Ah! did I not see a sly wink? And is there not a touch of the elbow, and then a low whisper, and by and by a buzz—and then an open proposal for a sociable game at CARDS. Presently, presently, good friends, we will have our tea and biscuit, and then for loo or whist!
Let not starched propriety look prim, nor prudery shake her head, nor jealous caution hold up her finger. Our fathers did the same before us, and "be we wiser or better than they?" Call in the "womankind," as Oldbuck of Monkbarns ungallantly styled the better part of creation, and let us have fair friends and foes to join us round the table. Trim the lights, roll from your purses just enough of silver to give an interest to our play. Avaunt! spirits of gaming and avarice from this circle—and here's at you till weariness or inclination calls us to seek
"Tired nature's sweet restorer, balmy sleep."
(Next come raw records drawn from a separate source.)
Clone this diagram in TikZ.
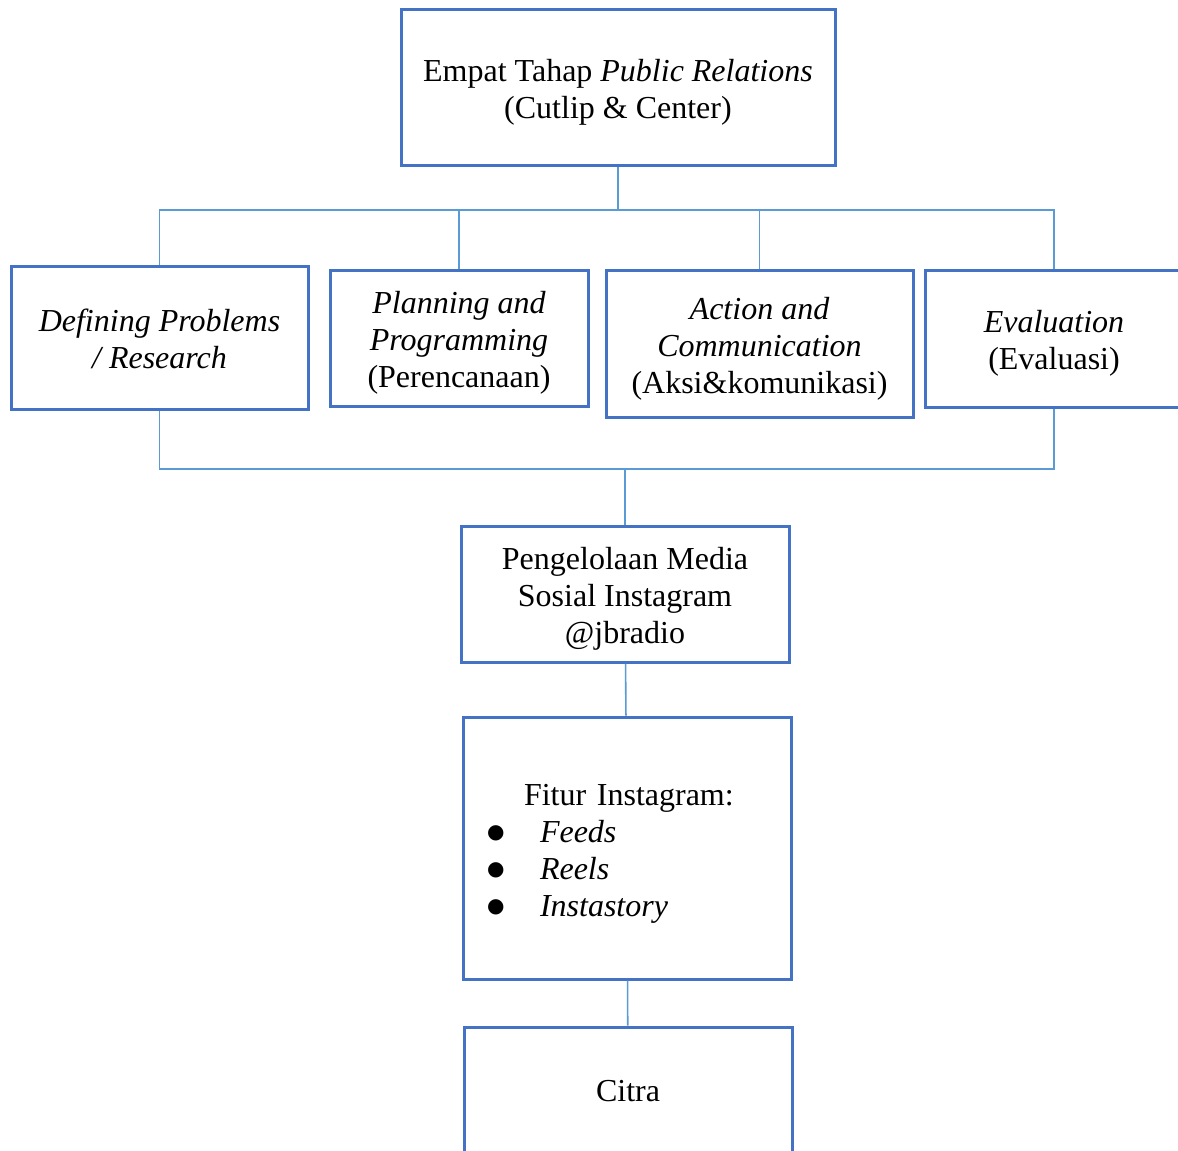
\documentclass[tikz,border=0pt]{standalone}
\usepackage{fontspec}
\setmainfont{Liberation Serif}
\newfontfamily\simbol{DejaVu Sans}
\usepackage{tikz}
\usetikzlibrary{positioning,calc}
\definecolor{biruKotak}{HTML}{4472C4}
\definecolor{biruGaris}{HTML}{5B9BD5}
\newcommand{\poin}{\makebox[26.5pt][l]{\raisebox{1.8pt}{\simbol\fontsize{10}{10}\selectfont ●}}}
\newcommand{\tinggi}[1][16pt]{\rule{0pt}{#1}}
\tikzset{
  kotak/.style={draw=biruKotak,line width=1.5pt,align=center,inner sep=0pt,
    font=\fontsize{16}{18.5}\selectfont,minimum width=164pt},
  tahap/.style={kotak,minimum height=70pt},
  garis/.style={draw=biruGaris,line width=0.8pt},
}

\begin{document}
\begin{tikzpicture}[x=0.5pt,y=-0.5pt]
  \useasboundingbox (0,0) rectangle (1178,1151);
  \clip (0,0) rectangle (1178,1151);
  \fill[white] (0,0) rectangle (1178,1151);
  % judul
  \node[kotak,minimum width=217pt,minimum height=78pt] (empat) at (618,87)
    {\tinggi Empat Tahap \textit{Public Relations}\\(Cutlip \& Center)};
  % empat tahap
  \node[tahap,minimum width=148.5pt,minimum height=71.5pt] (riset) at (159.5,337.5)
    {\tinggi[13pt]\textit{Defining Problems}\\\textit{/ Research}};
  \node[tahap,minimum width=129pt,minimum height=68pt] (rencana) at (459,338)
    {\tinggi\textit{Planning and}\\\textit{Programming}\\(Perencanaan)};
  \node[tahap,minimum width=153.5pt,minimum height=73.5pt] (aksi) at (759.5,343.5)
    {\tinggi\textit{Action and}\\\textit{Communication}\\(Aksi\&komunikasi)};
  \node[tahap,minimum width=129pt,minimum height=68.5pt] (evaluasi) at (1054,338.5)
    {\tinggi\textit{Evaluation}\\(Evaluasi)};
  % media, fitur, citra
  \node[kotak,minimum height=68pt] (media) at (625,594)
    {\tinggi Pengelolaan Media\\Sosial Instagram\\@jbradio};
  \node[kotak,minimum height=131pt,align=left,text width=140pt,inner xsep=12pt] (fitur) at (627,848)
    {\tinggi\hspace*{18.5pt}Fitur Instagram:\\\poin\textit{Feeds}\\\poin\textit{Reels}\\\poin\textit{Instastory}};
  \node[kotak,minimum height=64pt] (citra) at (628,1091) {Citra};
  % garis penghubung
  \coordinate (busAtas) at (618,210);
  \coordinate (busBawah) at (625,469);
  \draw[garis] (empat) -- (busAtas);
  \draw[garis] (riset.north) -- (riset.north |- busAtas) -- (evaluasi.north |- busAtas)
    -- (evaluasi.north);
  \draw[garis] (rencana.north) -- (rencana.north |- busAtas);
  \draw[garis] (aksi.north) -- (aksi.north |- busAtas);
  \draw[garis] (riset.south) -- (riset.south |- busBawah) -- (evaluasi.south |- busBawah)
    -- (evaluasi.south);
  \draw[garis] (busBawah) -- (media.north);
  \draw[garis] (media) -- (fitur);
  \draw[garis] (fitur) -- (citra);
\end{tikzpicture}
\end{document}
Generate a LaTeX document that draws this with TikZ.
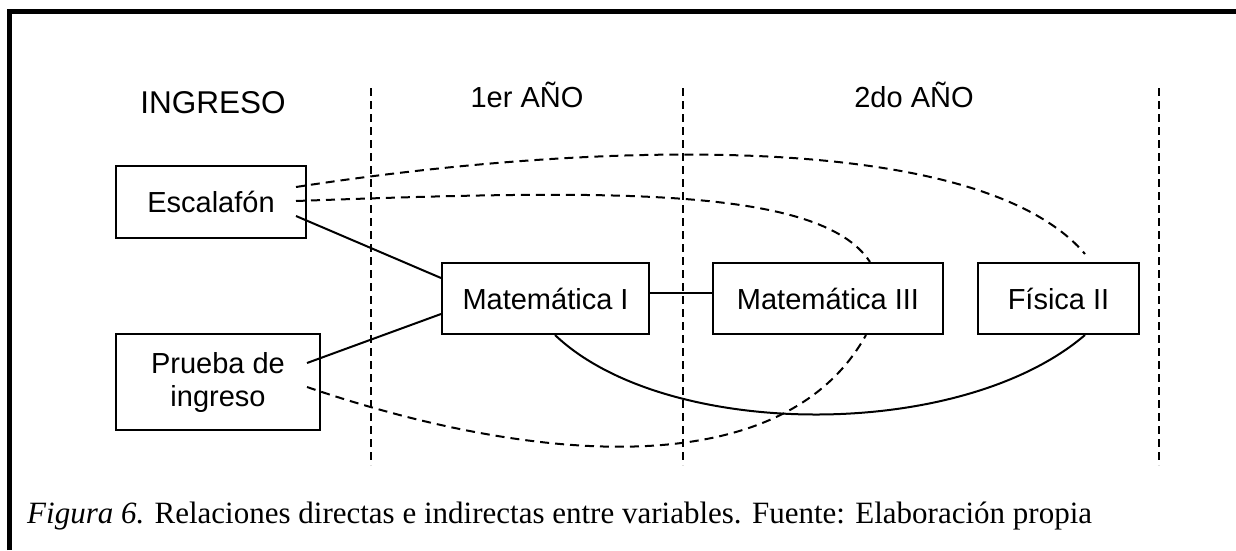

And thus ends a day in Chotank: A day!—yes many, many days. In these "our latter times," and this "our age of improvement," all this may be thought wrong! Perhaps it is so. I will not dispute with stern morality and strict philosophy. Their counsels are doubtless more worthy to be followed than the maxim which
| "Holds it one of the wisest things To drive dull care away." |
But for "my single self" I can say that after a day spent in Chotank I never had reason to exclaim, following the fashion of the Roman Emperor, "Diem Perdidi!"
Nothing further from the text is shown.